The warning came as WTW published its latest Energy market Review which concluded there is stability in the market but it is also witnessing a growing division around what insurers see as desirable risks.

It added the energy insurance market has provided some much-needed stability amidst a period of turbulent geopolitics and economic instability. While power dynamics sway decisively in favour of buyers, a deeper examination reveals a stark divide with the emergence of a widening “desirability gulf”.

The report continued that deeper insight into risk and performance data saw a homogenisation of risk appetite among carriers, with a strong drive from most markets to grow on the same, highly desirable upper tier business. This competitive pressure has the potential to impact less desirable placements, which suggests some clients will need to work with their specialist broker to continue to attract strong market support and optimum terms.

Graham Knight, global head of natural resources at WTW, said: “This widening desirability gulf between the best and the rest is great news for those clients considered upper tier as competitive pressures for this business will most likely drive softening rate trajectories throughout 2024. Conversely this is less good news for the smaller, less desirable placements which could face more of a challenge for optimum capacity.”
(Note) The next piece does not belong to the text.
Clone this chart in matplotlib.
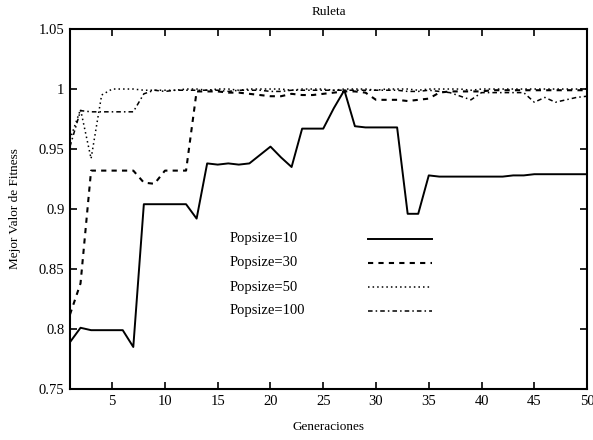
import numpy as np
import matplotlib
matplotlib.use("Agg")
import matplotlib.pyplot as plt
from matplotlib.ticker import FormatStrFormatter

plt.rcParams['font.family'] = ['Liberation Serif', 'DejaVu Serif']

# generations on the x axis
generaciones = np.arange(1, 51)

# best fitness per generation
pop10 = [0.789, 0.801, 0.799, 0.799, 0.799, 0.799, 0.785, 0.904, 0.904, 0.904,
         0.904, 0.904, 0.892, 0.938, 0.937, 0.938, 0.937, 0.938, 0.945, 0.952,
         0.943, 0.935, 0.967, 0.967, 0.967, 0.984, 0.999, 0.969, 0.968, 0.968,
         0.968, 0.968, 0.896, 0.896, 0.928, 0.927, 0.927, 0.927, 0.927, 0.927,
         0.927, 0.927, 0.928, 0.928, 0.929, 0.929, 0.929, 0.929, 0.929, 0.929]
pop30 = [0.812, 0.838, 0.932, 0.932, 0.932, 0.932, 0.932, 0.922, 0.921, 0.932,
         0.932, 0.932, 0.998, 0.998, 0.998, 0.997, 0.997, 0.996, 0.995, 0.994,
         0.994, 0.996, 0.995, 0.995, 0.996, 0.997, 0.998, 0.998, 0.997, 0.991,
         0.991, 0.991, 0.990, 0.991, 0.992, 0.997, 0.998, 0.998, 0.998, 0.998,
         0.999, 0.999, 0.999, 0.999, 0.999, 0.999, 0.999, 0.999, 0.999, 0.999]
pop50 = [0.958, 0.983, 0.942, 0.995, 1.000, 1.000, 1.000, 0.999, 0.999, 0.999,
         0.999, 1.000, 1.000, 0.999, 1.000, 1.000, 0.999, 1.000, 1.000, 1.000,
         1.000, 0.999, 1.000, 1.000, 1.000, 0.999, 1.000, 1.000, 1.000, 0.999,
         1.000, 1.000, 1.000, 0.999, 1.000, 1.000, 1.000, 1.000, 0.999, 1.000,
         1.000, 1.000, 1.000, 1.000, 1.000, 1.000, 1.000, 1.000, 1.000, 1.000]
pop100 = [0.952, 0.982, 0.981, 0.981, 0.981, 0.981, 0.981, 0.996, 0.999, 0.998,
          0.999, 0.999, 0.999, 0.999, 0.999, 0.998, 0.999, 0.999, 0.999, 0.998,
          0.998, 0.999, 0.999, 0.999, 0.999, 0.999, 0.999, 0.999, 0.999, 0.999,
          0.999, 0.999, 0.998, 0.998, 0.999, 0.998, 0.997, 0.994, 0.991, 0.997,
          0.997, 0.997, 0.997, 0.997, 0.989, 0.993, 0.989, 0.991, 0.993, 0.994]

etiquetas = ['Popsize=10', 'Popsize=30', 'Popsize=50', 'Popsize=100']
series = [pop10, pop30, pop50, pop100]
estilos = [('-', 1.4), ((0, (2.5, 2.5)), 1.5), ((0, (1, 2)), 1.1), ((0, (3, 2, 1, 2)), 1.1)]

fig = plt.figure(figsize=(5.93, 4.40), dpi=100)
ax = fig.add_axes([0.118, 0.116, 0.872, 0.818])

for vals, (ls, lw) in zip(series, estilos):
    ax.plot(generaciones, vals, color='black', lw=lw, ls=ls)

ax.set_xlim(1, 50)
ax.set_ylim(0.75, 1.05)
ax.set_xticks(np.arange(5, 51, 5))
ax.set_yticks([0.75, 0.8, 0.85, 0.9, 0.95, 1.0, 1.05])
ax.yaxis.set_major_formatter(FormatStrFormatter('%g'))
ax.tick_params(direction='in', top=True, right=True, length=5, width=1.2,
               labelsize=10.5, pad=4)
for s in ax.spines.values():
    s.set_linewidth(1.5)

ax.set_title('Ruleta', fontsize=9.5, pad=10)
ax.set_xlabel('Generaciones', fontsize=9.5, labelpad=10)
ax.set_ylabel('Mejor Valor de Fitness', fontsize=9.5, labelpad=13)

# legend: label text on the left, line sample on the right (no frame)
fila_y = [0.417, 0.350, 0.283, 0.217]
for lab, (ls, lw), y in zip(etiquetas, estilos, fila_y):
    ax.text(0.309, y, lab, transform=ax.transAxes, fontsize=10.5,
            ha='left', va='center')
    ax.plot([0.576, 0.700], [y, y], transform=ax.transAxes, color='black',
            lw=lw, ls=ls)

fig.savefig('out.png', dpi=100)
Relatively benign loss activity across all the energy sectors in 2023 saw markets return to profitability once again, with no signs of any insurers looking to withdraw from the sector. Capacity across all the energy occupancies remains abundant, albeit stabilising in most sub-sectors.

The report’s key findings include:

  • Environmental, Social and Governance: ESG considerations are now well understood among insurers, and most carriers have adopted a partnership approach of supporting their clients through the transition in favour of applying exclusion policies.
  • Energy Transition: insurers are keen to support clients with their emerging exposures generated by the adoption of transition technologies, such as carbon capture and storage, and hydrogen, and are viewing these new technologies, alongside renewables, as a key component of their future portfolio mix.

Knight added: “In 2024, risk leaders will need to consider the longer-term emerging risks on the horizon. The energy transition, geopolitical developments and the changing macro-economic environment are converging to create new risk considerations that could have a more severe impact on businesses than was previously anticipated. As the whole energy system undergoes transformation, adaptation and strategic decision making will be crucial.”